Saut kemudian menjelaskan perkara di KPK sudah ditangani sejak pengaduan masyarakat diterima. Artinya pertemuan antara Firli dan SYL menyalahi aturan yang ada.
"Jadi kalau ada yang mendebat itu bahwa ditangani itu terhitung mulai penyidikan, itu nggak cocok dengan filosofi dari Pasal 36 dan 65 itu. Pasal 36 dan 65 itu emang tujuannya adalah pimpinan yang punya accessibility terhadap informasi yang datang ke KPK itu supaya dia tidak cawe-cawe di situ," jelasnya.
"Penegasannya bahwa yang dimaksudkan pimpinan KPK dilarang untuk bertemu langsung tidak langsung dengan alasan apapun dengan pihak yang beperkara yang sedang ditangani KPK itu adalah pada saat pengaduan masyarakat membuka itu," imbuhnya.
Yakin Ada Tersangka
Saut menyebut pertemuan Ketua KPK Firli Bahuri dengan mantan Menteri Pertanian Syahrul Yasin Limpo (SYL) di lapangan bulutangkis melanggar aturan. Saut pun yakin akan ada tersangka dalam kasus tersebut.
"Kalau saya menjelaskan tadi di sana memang Pasal 36 dan 65, itu memang tidak ada keraguan berada dalam term yang kita sebut peristiwa pidananya ada di dalam pasal itu," kata Saut.
Saut menilai pertemuan yang diklaim Firli terjadi pada 2022 tersebut menyalahi aturan yang ada. Menurutnya, dalam Pasal 36 dan Pasal 65 Undang-Undang Nomor 30 Tahun 2002 sebagaimana telah diubah dengan Undang-Undang Nomor 19 Tahun 2019 tentang KPK (selanjutnya disebut UU KPK) ada larangan pimpinan KPK bertemu dengan orang yang beperkara.
Karena itu, Saut pun tak ragu dengan kemungkinan Firli menjadi tersangka. Apalagi, menurutnya, Kapolri Jenderal Listyo Sigit Prabowo berkomitmen mengusut tuntas kasus tersebut.

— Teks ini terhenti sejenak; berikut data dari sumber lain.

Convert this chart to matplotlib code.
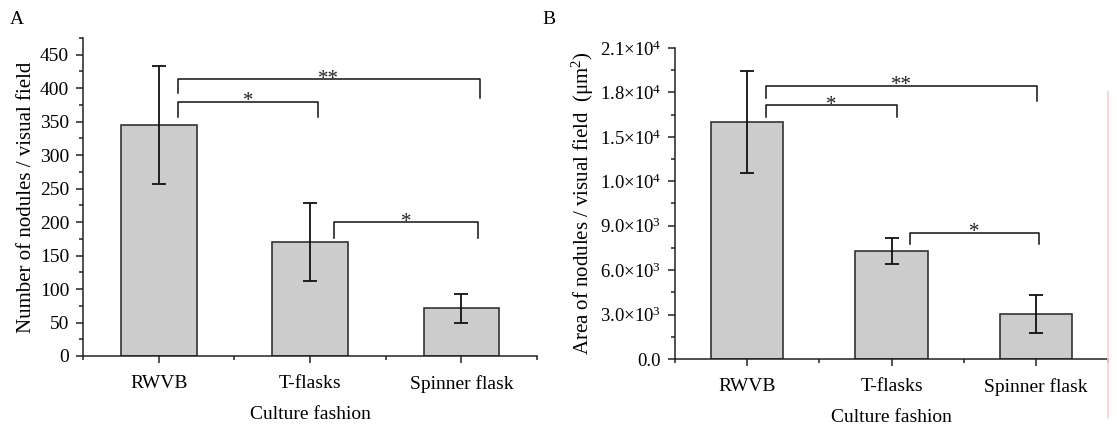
import numpy as np
import matplotlib
matplotlib.use("Agg")
import matplotlib.pyplot as plt
from matplotlib.lines import Line2D
from matplotlib.ticker import MultipleLocator, FixedLocator

plt.rcParams['font.family'] = ['Liberation Serif', 'DejaVu Serif']
plt.rcParams['mathtext.fontset'] = 'custom'
plt.rcParams['mathtext.rm'] = 'Liberation Serif'
plt.rcParams['mathtext.it'] = 'Liberation Serif:italic'

# ---- data ----
categories = ['RWVB', 'T-flasks', 'Spinner flask']

count_mean = [345, 170, 71]
count_err = [87.5, 58, 22]

area_mean = [16000, 7280, 3020]
area_err = [3460, 870, 1280]

# significance brackets: (x_left, x_right, top, left_leg, right_leg, label)
count_sig = [
    (0.13, 2.12, 413, 393, 386, '**'),
    (0.13, 1.05, 380, 357, 357, '*'),
    (1.16, 2.11, 200, 176, 176, '*'),
]
area_sig = [
    (0.13, 2.01, 18460, 17650, 17420, '**'),
    (0.13, 1.04, 17150, 16360, 16360, '*'),
    (1.13, 2.02, 8540, 7750, 7750, '*'),
]

area_ticks = [0, 3000, 6000, 9000, 12000, 15000, 18000, 21000]
area_ticklabels = ['0.0', r'3.0$\times$10$^3$', r'6.0$\times$10$^3$', r'9.0$\times$10$^3$',
                   r'1.0$\times$10$^4$', r'1.5$\times$10$^4$', r'1.8$\times$10$^4$',
                   r'2.1$\times$10$^4$']

FS = 14
EDGE = '#333333'


def style_axes(ax):
    for s in ['top', 'right']:
        ax.spines[s].set_visible(False)
    for s in ['left', 'bottom']:
        ax.spines[s].set_linewidth(1.1)
        ax.spines[s].set_color('#222222')
    ax.set_xlim(-0.5, 2.5)
    ax.set_xticks(range(len(categories)))
    ax.set_xticklabels(categories, fontsize=FS)
    ax.xaxis.set_minor_locator(FixedLocator([-0.5, 0.5, 1.5, 2.5]))
    ax.tick_params(which='major', direction='out', length=5, width=1.1, color='#222222',
                   labelsize=FS, pad=5)
    ax.tick_params(axis='x', which='major', pad=9)
    ax.tick_params(which='minor', direction='out', length=3, width=1.1, color='#222222')
    ax.set_xlabel('Culture fashion', fontsize=FS, labelpad=9)


def draw_bars(ax, means, errs):
    x = np.arange(len(categories))
    ax.bar(x, means, width=0.5, color='#cccccc', edgecolor=EDGE, linewidth=1.2, zorder=2)
    ax.errorbar(x, means, yerr=errs, fmt='none', ecolor='#111111', elinewidth=1.3,
                capsize=5, capthick=1.3, zorder=3)


def draw_sig(ax, sig):
    for xl, xr, top, ll, rl, lab in sig:
        ax.plot([xl, xl, xr, xr], [ll, top, top, rl], color='#111111', lw=1.1, zorder=3)
        ax.annotate(lab, xy=((xl + xr) / 2, top), xytext=(0, -3.5), textcoords='offset points',
                    ha='center', va='baseline', fontsize=15, color='#222222')


fig = plt.figure(figsize=(11.17, 4.24), dpi=100)

# ---- panel A ----
axA = fig.add_axes([0.0743, 0.1604, 0.4065, 0.75])
draw_bars(axA, count_mean, count_err)
draw_sig(axA, count_sig)
style_axes(axA)
axA.set_ylim(0, 475)
axA.yaxis.set_major_locator(FixedLocator(np.arange(0, 451, 50)))
axA.yaxis.set_minor_locator(MultipleLocator(25))
axA.set_ylabel('Number of nodules / visual field', fontsize=15, labelpad=3)

# ---- panel B ----
axB = fig.add_axes([0.6043, 0.1533, 0.3877, 0.7335])
draw_bars(axB, area_mean, area_err)
draw_sig(axB, area_sig)
style_axes(axB)
axB.set_ylim(0, 21000)
axB.set_yticks(area_ticks)
axB.set_yticklabels(area_ticklabels, fontsize=13.5)
axB.yaxis.set_minor_locator(MultipleLocator(1500))
axB.set_ylabel(r'Area of nodules / visual field  (μm$^2$)', fontsize=15, labelpad=3)

fig.text(0.009, 0.955, 'A', fontsize=FS, ha='left', va='center')
fig.text(0.486, 0.955, 'B', fontsize=FS, ha='left', va='center')

# faint red border line at the right edge of the scan
fig.add_artist(Line2D([0.9918, 0.9918], [1 - 92 / 424, 1 - 418 / 424],
                      transform=fig.transFigure, color='#ffcccc', lw=1.2))

fig.savefig('out.png', dpi=100)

"I have no any doubt about it (saya nggak punya keraguan sama sekali tentang itu). Kalau saya nggak ragu. Tapi saya menjadi ragu kalau kasus ini menjadi lambat. Oleh sebab itu, saya kemari. Sinyal itu saya tangkap dari Pak Kapolri, makanya saya kemari (menghadiri undangan klarifikasi penyidik)," ujarnya.
Desak Dewas KPK Beri Sanksi Etik ke Firli
Saut pun meminta Dewan Pengawas (Dewas) KPK memberikan sanksi etik kepada Firli. Saut menyebut pertemuan keduanya melanggar Pasal 36 dan Pasal 65 Undang-Undang Nomor 30 Tahun 2002 sebagaimana telah diubah dengan Undang-Undang Nomor 19 Tahun 2019 tentang KPK (selanjutnya disebut UU KPK). Pasal tersebut berisikan larangan pimpinan KPK bertemu dengan orang yang beperkara.
"Oh iya itu nantinya (sanksi etik). Kalau mereka smart, kalau mereka produnce, kalau mereka paham dengan Undang-Undang KPK baru, meskipun saya nggak happy dengan undang-undang baru itu," kata Saut.
Saut menjelaskan Dewas KPK bekerja atas lima hal yakni integritas, sinergisitas, profesionalisme, kepemimpinan, dan keadilan. Jika Firli tak disanksi etik, lanjut Saut, Dewas menyalahi aturan yang ada.
"Jadi profesional nggak ini pimpinan ketemu sama orang yang berperkara? Ya berarti melanggar kan, harusnya komisi etiknya bekerja dong. Integrasi nggak? Ya nggak. Harusnya Dewas-nya sudah mulai bekerja kalau memang itu terjadi. Tapi sampai hari ini kita nggak denger kan," kata dia.
"Iya dong itu tugasnya dia, dia (Dewas) digaji untuk itu dia menjaga lima nilai yang namanya integrity, sinergi, kepemimpinan, sama keadilan. Ini adil nggak kaya gini, ya nggak. Dia harusnya sudah bekerja dan sudah bisa menyimpulkan sebenarnya," jelas Saut.